Dogs are a tough issue, Kruck says. Many companies won’t write policies for homes with breeds recognized as dangerous, such as pit bulls, dobermans, German shepherds, chows, great danes, rottweilers and others. Some insurers extend that to dogs with histories of biting, attacking, snapping or, in Stillwater’s rules, “known to be nervous or temperamental.”

While dog bites are the top cause of liability related loss, responsible dog owners feel left out, Kruck says. “It’s less important what the breed is than how the owner trains and keeps the dog.” Security First offers animal liability coverage as an add-on, he says.

Ideally, insurers should be specific when determining ineligible risks and avoid rules that are open to interpretation, Kruck says, such as barring a property that does not show pride of ownership, or a nervous and temperamental dog.

“I don’t know what the definition of nervous is,” he says. “That’s not an objective standard.”

Sometimes a company changes its mind about what’s covered.

Peoples Trust’s application April 1 to the state Office of Insurance Regulation included “applicants who own or have care, custody and control of more than two dogs” and “applicants who have had a home sustain a water or theft loss in the past three years in the amount of $10,000 or more.”

When asked about the company’s proposed additions, spokeswoman Michelle Ubben said a company actuary plans to file a revision seeking withdrawal of those and other proposals. “It is typical practice to file and then work on modifications before underwriting guidelines are finalized and approved,” Ubben said by email.

Ubben said People’s Trust also plans to remove homes that don’t “show pride of ownership or are in a state of disrepair” from its list of ineligible risks. “We found it to be too vague to be very useful in selecting risks to insure,” she wrote.

Some risks become apparent only after a policy is written. Federated National won’t write policies for homes with single-strand aluminum wiring.

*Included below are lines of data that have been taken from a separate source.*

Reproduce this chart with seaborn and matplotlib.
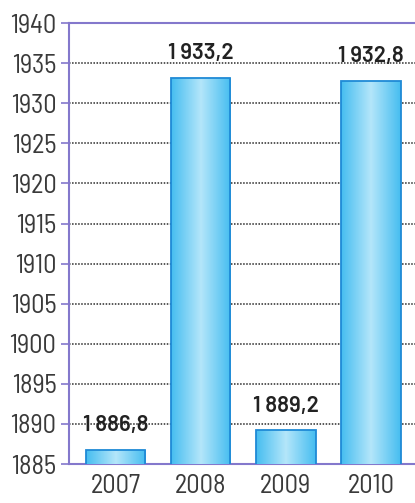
import numpy as np
import pandas as pd
import seaborn as sns
import matplotlib.pyplot as plt
from matplotlib.colors import LinearSegmentedColormap

years = ['2007', '2008', '2009', '2010']
values = [1886.8, 1933.2, 1889.2, 1932.8]
labels = ['1 886,8', '1 933,2', '1 889,2', '1 932,8']
yticks = list(range(1885, 1941, 5))

df = pd.DataFrame({'year': years, 'value': values})

sns.set_style('white')
plt.rcParams['font.family'] = ['Barlow Semi Condensed', 'DejaVu Sans']

fig = plt.figure(figsize=(4.15, 5.03), dpi=100)
ax = fig.add_axes([0.166, 0.0775, 0.834, 0.8765])

purple = '#8478cc'
sns.barplot(data=df, x='year', y='value', color='#7fd2f5', width=0.7,
            edgecolor='#1f8ad6', linewidth=1.3, ax=ax, zorder=3)

ax.set_ylim(1885, 1940)
ax.set_xlim(-0.55, 3.52)

# gradient fill inside bars
cmap = LinearSegmentedColormap.from_list('bar', ['#45bdf0', '#b4e6fa', '#45bdf0'])
grad = np.linspace(0, 1, 256).reshape(1, -1)
for p in ax.patches:
    x0, y0 = p.get_x(), 1885
    w, h = p.get_width(), p.get_y() + p.get_height()
    im = ax.imshow(grad, cmap=cmap, aspect='auto', zorder=3.5,
                   extent=[x0, x0 + w, y0, h])
    im.set_clip_path(p)
    p.set_zorder(4)
    p.set_facecolor('none')

for y in yticks[1:-1]:
    ax.axhline(y, color='#2a2a2a', linestyle=(0, (1.0, 1.0)), linewidth=1.1, zorder=2)

for i, (v, lab) in enumerate(zip(values, labels)):
    ax.text(i, v + 1.8, lab, ha='center', va='bottom', fontsize=16,
            fontweight='semibold', color='#222222', zorder=5,
            family=['Barlow', 'DejaVu Sans'])

ax.set_yticks(yticks)
ax.set_yticklabels([str(t) for t in yticks])
ax.tick_params(axis='y', length=6, width=1.2, color=purple, labelsize=19,
               labelcolor='#3a3a3a', pad=3, left=True)
ax.tick_params(axis='x', length=0, labelsize=19, labelcolor='#3a3a3a', pad=7)
ax.set_xlabel('')
ax.set_ylabel('')

for s in ['left', 'top', 'bottom']:
    ax.spines[s].set_color(purple)
    ax.spines[s].set_linewidth(1.5)
ax.spines['right'].set_visible(False)

fig.savefig('out.png', dpi=100)
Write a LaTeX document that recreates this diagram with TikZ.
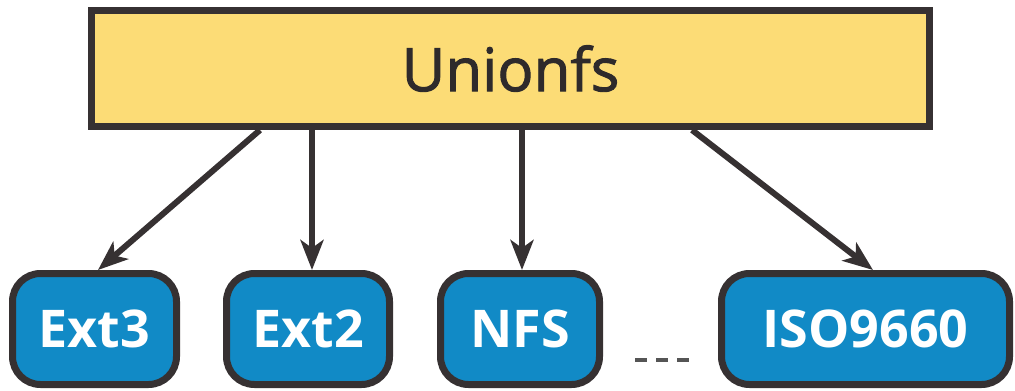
\documentclass[tikz,border=0pt]{standalone}
\usepackage{fontspec}
\setmainfont{Open Sans}
\newfontfamily\unionfont{Open Sans}[FakeBold=1.6]
\usetikzlibrary{arrows.meta}
\definecolor{boxline}{HTML}{363132}
\definecolor{topfill}{HTML}{FCDC76}
\definecolor{bluefill}{HTML}{118AC6}
\definecolor{toptext}{HTML}{2E2A2B}
\definecolor{dashgrey}{HTML}{555555}
\begin{document}
\begin{tikzpicture}[x=1pt,y=-1pt,
  topbox/.style={draw=boxline, line width=7pt, fill=topfill, inner sep=0pt,
    minimum width=838pt, minimum height=116pt,
    font=\unionfont\fontsize{60}{66}\selectfont, text=toptext},
  fsbox/.style={draw=boxline, line width=7pt, fill=bluefill, inner sep=0pt,
    rounded corners=28pt, minimum height=111pt,
    font=\fontsize{52}{58}\selectfont\bfseries, text=white},
  arr/.style={draw=boxline, line width=6pt,
    -{Stealth[length=30pt,width=23pt,inset=8pt]}},
  dots/.style={draw=dashgrey, line width=4pt, dash pattern=on 12pt off 9pt}
]
\useasboundingbox (0,0) rectangle (1015,391);
\node[topbox] (top) at (510.5,68.5) {Unionfs};
\node[fsbox, minimum width=164pt] (ext3) at (94.5,329) {Ext3};
\node[fsbox, minimum width=163pt] (ext2) at (308,329) {Ext2};
\node[fsbox, minimum width=159pt] (nfs) at (520,329) {NFS};
\node[fsbox, minimum width=288pt] (iso) at (865.5,329) {ISO9660};
\coordinate (s1) at (260,0);
\coordinate (s2) at (312,0);
\coordinate (s3) at (522,0);
\coordinate (s4) at (692,0);
\coordinate (e1) at (98,0);
\coordinate (e4) at (873,0);
\draw[arr] (top.south -| s1) -- (ext3.north -| e1);
\draw[arr] (top.south -| s2) -- (ext2.north -| s2);
\draw[arr] (top.south -| s3) -- (nfs.north -| s3);
\draw[arr] (top.south -| s4) -- (iso.north -| e4);
\coordinate (d1) at (635,360);
\coordinate (d2) at (690,360);
\draw[dots] (d1) -- (d2);
\end{tikzpicture}
\end{document}
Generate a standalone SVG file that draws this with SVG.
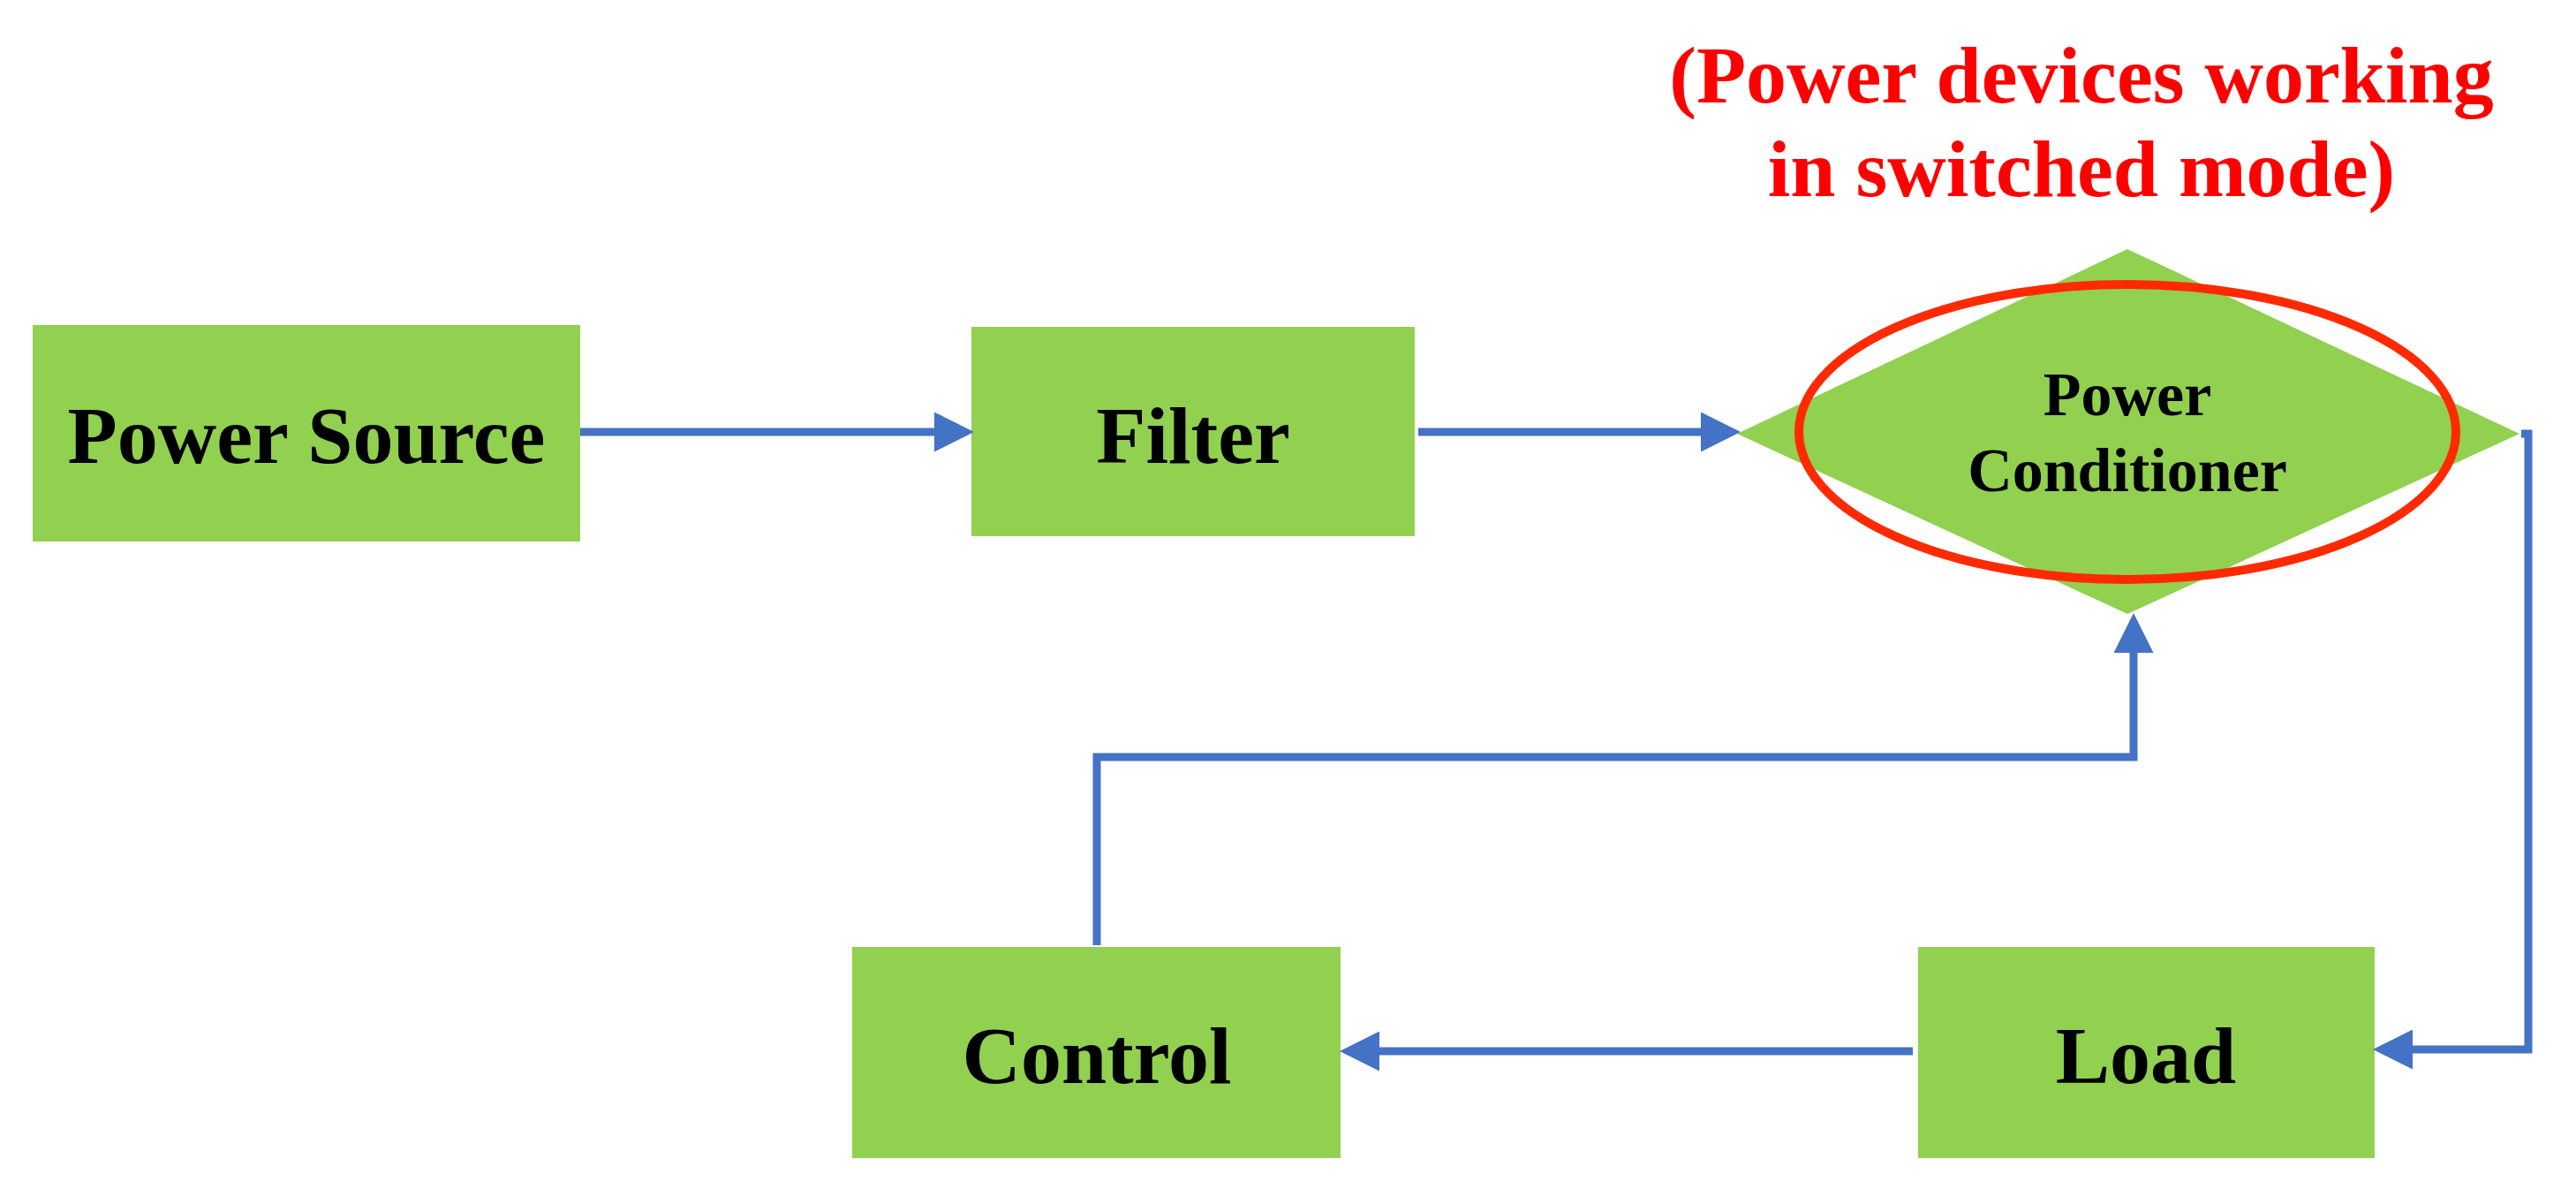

Heritage Property & Casualty won’t accept older homes with “knob and tube” electrical wiring, aluminum electrical wiring or fuses.

Many companies doing business in Florida ban properties with polybutylene, cast iron or galvanized plumbing, which have proven susceptible to leaking.

New home purchasers who don’t know about their wiring won’t have their policies canceled if that comes to light in the middle of the policy term, Kruck says.

And if a company finds out that a policyholder bought a forbidden dog, the homeowner will get a letter of non-renewal. The policy won’t be canceled midterm unless the homeowner lied on the application.

“If you signed the application and made sure all the answers are correct to the best of your knowledge, you’re going to be in good shape,” Kruck says. “It’s the insurance company’s responsibility to find out if you are ineligible, through the questions they ask on your application.”

Lying about a known risk can lead to immediate cancellation and worse — a referral to the state Division of Insurance Fraud, Kruck says.

Suarez-Resnick says she encourages her renewing customers to carefully read their policies each year to ensure that their insurer hasn’t added exclusions or ineligible risks that could result in denial of coverage or non-renewal.

“The customer needs to be aware and ask as many questions as possible: Are there any limitations under the new policy that I didn’t have under my old policy? Are there any things they no longer cover?”

Applicants who find themselves ineligible for coverage by private insurers will be able to buy a policy from state-run Citizens Property Insurance Corp. “They have to take you,” Suarez-Resnick says.